Unlike static threshold-based alerting ("alert if CPU > 90%"), AIOps platforms learn baseline behaviors for each metric in context and flag deviations that are statistically unusual. This means catching subtle performance degradations before they become outages, and reducing false positives from thresholds that don't account for normal business cycles.

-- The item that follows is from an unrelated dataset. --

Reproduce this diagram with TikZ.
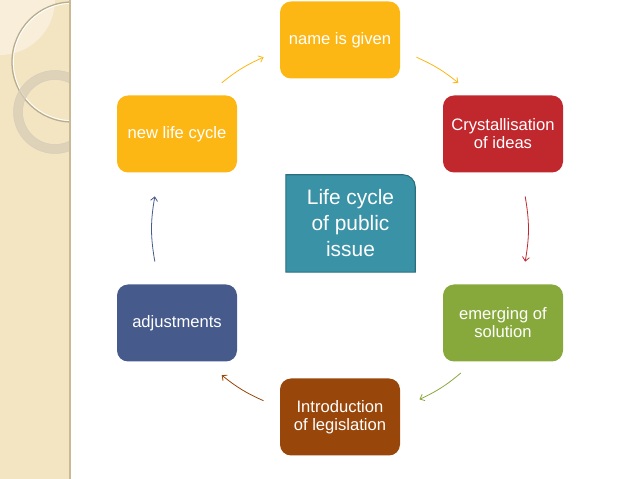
\documentclass[tikz,border=0pt]{standalone}
\usepackage{fontspec}
\setmainfont{Liberation Sans}
\usetikzlibrary{arrows.meta,backgrounds}
\definecolor{gold}{HTML}{FDB714}
\definecolor{crimson}{HTML}{C0282D}
\definecolor{leaf}{HTML}{87A93B}
\definecolor{rust}{HTML}{98460A}
\definecolor{slate}{HTML}{465A8C}
\definecolor{lagoon}{HTML}{3A92A6}
\definecolor{lagoonedge}{HTML}{29707F}
\definecolor{stripe}{HTML}{F3E4C2}
\definecolor{stripelight}{HTML}{F8EEDA}
\definecolor{stripeedge}{HTML}{C9B995}
\definecolor{ringgray}{HTML}{B9AD90}
\definecolor{ringpale}{HTML}{D8CEB6}
\begin{document}
\begin{tikzpicture}[x=1pt,y=1pt,
   stage/.style={rounded corners=11pt, minimum width=120pt, minimum height=77pt,
                 align=center, text=white, inner sep=0pt,
                 font=\fontsize{16.6}{18}\selectfont},
   flow/.style={-{Straight Barb[length=4pt,width=7pt]}, line width=0.8pt}]

\useasboundingbox (0,0) rectangle (638,479);

% side stripe
\fill[stripe] (0,0) rectangle (70,479);
\fill[stripelight] (0,479) -- (55,479) arc[start angle=0,end angle=-90,radius=55] -- cycle;
\begin{scope}
  \clip (0,0) rectangle (69,479);
  \draw[ringgray, line width=1.3pt] (72,417) circle (60);
  \draw[white, line width=0.8pt] (72,417) circle (58.6);
  \draw[ringpale, line width=9pt, opacity=0.75] (55,367) circle (37);
  \draw[ringgray!60, line width=0.5pt] (55,367) circle (41.5) (55,367) circle (32.5);
\end{scope}
\draw[stripeedge, line width=1.5pt] (70,0) -- (70,479);

\coordinate (c) at (340,250);

\node[stage, fill=gold]    (name)   at (340,439) {name is given};
\node[stage, fill=crimson] (ideas)  at (503,345) {Crystallisation\\of ideas};
\node[stage, fill=leaf]    (answer) at (503,156) {emerging of\\solution};
\node[stage, fill=rust]    (law)    at (340,62)  {Introduction\\of legislation};
\node[stage, fill=slate]   (adjust) at (177,156) {adjustments};
\node[stage, fill=gold]    (renew)  at (177,345) {new life cycle};

\node[minimum width=129pt, minimum height=97pt, align=center, text=white,
      font=\fontsize{20.9}{26}\selectfont] (issue) at (350.5,255.5)
      {Life cycle\\of public\\issue};
\begin{scope}[on background layer]
  \filldraw[fill=lagoon, draw=lagoonedge, line width=1.1pt]
    (issue.south west) -- (issue.north west) -- ([xshift=-12pt]issue.north east)
    arc[start angle=90, end angle=0, radius=12pt] -- (issue.south east) -- cycle;
\end{scope}

% arrows round the cycle
\path (c) ++(129:188) coordinate (r1) (c) ++(114:188) coordinate (r2);
\path (c) ++(66:188)  coordinate (n1) (c) ++(51:188)  coordinate (n2);
\path (c) ++(10:188)  coordinate (i1) (c) ++(-10:188) coordinate (i2);
\path (c) ++(-50:188) coordinate (s1) (c) ++(-65:188) coordinate (s2);
\path (c) ++(-114:188) coordinate (l1) (c) ++(-129:188) coordinate (l2);
\path (c) ++(190:188) coordinate (a1) (c) ++(170:188) coordinate (a2);

\draw[flow, gold]    (r1) to[bend left=7.5] (r2);
\draw[flow, gold]    (n1) to[bend left=7.5] (n2);
\draw[flow, crimson] (i1) to[bend left=10]  (i2);
\draw[flow, leaf]    (s1) to[bend left=7.5] (s2);
\draw[flow, rust]    (l1) to[bend left=7.5] (l2);
\draw[flow, slate]   (a1) to[bend left=10]  (a2);

\end{tikzpicture}
\end{document}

4. Root Cause Analysis (RCA)

When something goes wrong, identifying the root cause quickly is critical. AIOps platforms use topology maps, dependency graphs, and historical incident data to accelerate RCA — pointing operations teams toward the probable origin of a problem rather than requiring manual log trawling across dozens of systems.

5. Automated Remediation

The most mature AIOps implementations go beyond detection to automated remediation: automatically restarting failed services, scaling resources in response to load anomalies, or triggering runbook automation workflows. This moves teams from reactive firefighting toward predictive, proactive operations.

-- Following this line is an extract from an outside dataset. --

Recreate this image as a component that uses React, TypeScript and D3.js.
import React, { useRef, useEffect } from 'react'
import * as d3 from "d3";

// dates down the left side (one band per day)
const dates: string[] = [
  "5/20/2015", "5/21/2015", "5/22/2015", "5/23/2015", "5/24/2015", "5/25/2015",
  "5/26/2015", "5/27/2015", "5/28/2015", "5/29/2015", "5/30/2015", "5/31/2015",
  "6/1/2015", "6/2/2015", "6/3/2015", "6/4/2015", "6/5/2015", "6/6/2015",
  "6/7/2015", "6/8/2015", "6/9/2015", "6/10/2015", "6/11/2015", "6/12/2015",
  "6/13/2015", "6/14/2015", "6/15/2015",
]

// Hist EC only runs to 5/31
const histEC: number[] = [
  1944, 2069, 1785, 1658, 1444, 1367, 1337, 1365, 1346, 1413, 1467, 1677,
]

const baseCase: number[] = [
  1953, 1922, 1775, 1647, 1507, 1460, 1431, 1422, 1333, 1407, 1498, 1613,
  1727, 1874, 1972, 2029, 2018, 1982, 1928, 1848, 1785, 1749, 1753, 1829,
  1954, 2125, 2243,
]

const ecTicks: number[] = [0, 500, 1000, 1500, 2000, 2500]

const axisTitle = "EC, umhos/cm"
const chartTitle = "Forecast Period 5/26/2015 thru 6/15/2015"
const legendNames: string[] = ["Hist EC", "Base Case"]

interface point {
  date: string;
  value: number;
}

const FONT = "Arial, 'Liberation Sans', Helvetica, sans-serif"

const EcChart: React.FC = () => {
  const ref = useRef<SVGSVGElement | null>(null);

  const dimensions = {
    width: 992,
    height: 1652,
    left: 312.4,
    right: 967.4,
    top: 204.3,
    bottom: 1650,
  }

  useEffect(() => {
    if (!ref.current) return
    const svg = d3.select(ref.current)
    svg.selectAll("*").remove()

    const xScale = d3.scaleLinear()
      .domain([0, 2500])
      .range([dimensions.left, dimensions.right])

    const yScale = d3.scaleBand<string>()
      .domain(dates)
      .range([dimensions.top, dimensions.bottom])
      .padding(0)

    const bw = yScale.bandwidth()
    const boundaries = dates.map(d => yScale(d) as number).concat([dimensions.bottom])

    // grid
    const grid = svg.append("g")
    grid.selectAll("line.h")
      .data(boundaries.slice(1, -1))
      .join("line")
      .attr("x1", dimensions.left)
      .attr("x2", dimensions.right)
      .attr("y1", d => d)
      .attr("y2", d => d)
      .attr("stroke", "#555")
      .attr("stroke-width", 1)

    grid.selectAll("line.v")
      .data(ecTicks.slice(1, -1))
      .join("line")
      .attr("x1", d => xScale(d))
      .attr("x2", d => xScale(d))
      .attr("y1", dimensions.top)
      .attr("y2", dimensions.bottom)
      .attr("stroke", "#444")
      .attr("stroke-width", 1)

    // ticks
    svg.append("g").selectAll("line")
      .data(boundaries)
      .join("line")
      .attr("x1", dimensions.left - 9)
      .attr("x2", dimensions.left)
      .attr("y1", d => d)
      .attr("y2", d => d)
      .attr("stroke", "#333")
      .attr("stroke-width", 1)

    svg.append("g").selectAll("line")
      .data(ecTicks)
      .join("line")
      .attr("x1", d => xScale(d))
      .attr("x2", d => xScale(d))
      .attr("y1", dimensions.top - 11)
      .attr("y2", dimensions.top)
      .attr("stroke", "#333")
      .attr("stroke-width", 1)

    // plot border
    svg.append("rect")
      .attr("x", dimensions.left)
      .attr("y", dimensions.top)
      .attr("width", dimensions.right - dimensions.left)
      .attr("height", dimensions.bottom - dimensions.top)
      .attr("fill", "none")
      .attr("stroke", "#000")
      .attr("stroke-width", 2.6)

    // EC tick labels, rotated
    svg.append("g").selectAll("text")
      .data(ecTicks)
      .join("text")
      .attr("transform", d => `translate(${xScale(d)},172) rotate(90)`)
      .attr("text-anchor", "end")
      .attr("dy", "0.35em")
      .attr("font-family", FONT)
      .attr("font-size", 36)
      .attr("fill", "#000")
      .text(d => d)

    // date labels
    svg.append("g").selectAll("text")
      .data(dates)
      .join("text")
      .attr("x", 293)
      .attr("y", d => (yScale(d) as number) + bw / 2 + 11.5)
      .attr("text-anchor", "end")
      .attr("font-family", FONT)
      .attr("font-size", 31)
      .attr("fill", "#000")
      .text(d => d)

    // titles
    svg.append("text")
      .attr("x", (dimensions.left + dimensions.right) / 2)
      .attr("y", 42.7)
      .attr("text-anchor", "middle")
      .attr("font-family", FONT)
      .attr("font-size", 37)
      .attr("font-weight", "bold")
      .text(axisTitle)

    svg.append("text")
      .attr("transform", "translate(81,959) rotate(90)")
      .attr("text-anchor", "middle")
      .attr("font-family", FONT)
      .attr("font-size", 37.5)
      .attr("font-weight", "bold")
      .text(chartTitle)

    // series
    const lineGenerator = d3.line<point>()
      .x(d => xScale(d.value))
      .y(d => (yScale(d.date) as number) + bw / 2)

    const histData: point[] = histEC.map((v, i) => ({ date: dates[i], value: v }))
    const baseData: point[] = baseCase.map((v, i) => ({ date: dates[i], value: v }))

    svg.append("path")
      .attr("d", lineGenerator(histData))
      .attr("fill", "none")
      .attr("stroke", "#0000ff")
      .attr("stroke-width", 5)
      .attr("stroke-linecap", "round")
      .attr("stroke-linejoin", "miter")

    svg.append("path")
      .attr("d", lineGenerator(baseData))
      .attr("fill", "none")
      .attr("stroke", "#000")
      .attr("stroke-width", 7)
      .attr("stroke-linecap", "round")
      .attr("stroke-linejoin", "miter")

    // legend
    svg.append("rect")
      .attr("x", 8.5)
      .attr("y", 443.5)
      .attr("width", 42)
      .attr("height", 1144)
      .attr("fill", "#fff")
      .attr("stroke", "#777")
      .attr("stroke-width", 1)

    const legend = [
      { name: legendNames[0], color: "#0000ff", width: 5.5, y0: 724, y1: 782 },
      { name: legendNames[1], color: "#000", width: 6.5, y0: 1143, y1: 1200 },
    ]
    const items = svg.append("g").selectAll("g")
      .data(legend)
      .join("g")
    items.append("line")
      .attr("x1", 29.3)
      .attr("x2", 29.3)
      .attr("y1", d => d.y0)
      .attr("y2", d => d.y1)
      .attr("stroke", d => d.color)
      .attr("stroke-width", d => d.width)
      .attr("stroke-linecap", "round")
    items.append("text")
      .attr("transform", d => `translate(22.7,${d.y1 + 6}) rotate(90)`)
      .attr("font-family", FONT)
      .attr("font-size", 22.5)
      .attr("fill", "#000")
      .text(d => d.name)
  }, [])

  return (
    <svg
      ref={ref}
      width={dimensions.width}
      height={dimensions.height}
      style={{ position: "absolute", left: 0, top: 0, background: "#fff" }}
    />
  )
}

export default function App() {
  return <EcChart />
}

AIOps vs. Traditional Monitoring: Key Differences

Capability Traditional Monitoring AIOps
Alert Logic Static thresholds Dynamic, ML-based anomaly detection
Event Correlation Manual or rule-based Automated, topology-aware
Root Cause Analysis Manual investigation AI-assisted, accelerated
Alert Volume High (alert fatigue) Reduced through noise suppression
Remediation Manual runbooks Automated or semi-automated

What to Evaluate When Choosing an AIOps Platform

  • Integration breadth: Can the platform ingest data from your existing monitoring tools, cloud providers, and ITSM systems?
  • Topology and dependency mapping: Does the platform understand how your services relate to each other, enabling accurate RCA?
  • Explainability: Can the platform explain why it flagged something as anomalous or correlated specific events? Black-box AI is hard to trust in operations.
  • Automation safety: What guardrails exist around automated remediation? Who approves automated actions, and what's the rollback process?
  • Time to value: How long does it take for the ML models to learn your environment and start delivering meaningful insights?

The Organizational Impact

AIOps is not just a technology investment — it's an operational transformation. Teams need to evolve from reactive monitoring to continuous, data-driven operations. This requires investment in data hygiene (garbage in, garbage out applies directly to ML models), process redesign, and skills development. Organizations that approach AIOps as a tool to plug in and immediately produce results are often disappointed. Those that treat it as a platform to build better operational practices around tend to see significant, lasting improvements in mean time to detect (MTTD) and mean time to resolve (MTTR).

Looking Ahead

AIOps is evolving rapidly. The integration of generative AI into operations tooling — enabling natural-language querying of operational data, auto-generated incident summaries, and conversational RCA — represents the next frontier. For IT leaders, the question is no longer whether to adopt AIOps, but how to build the data foundation and operational practices that will make AI-driven operations successful at scale.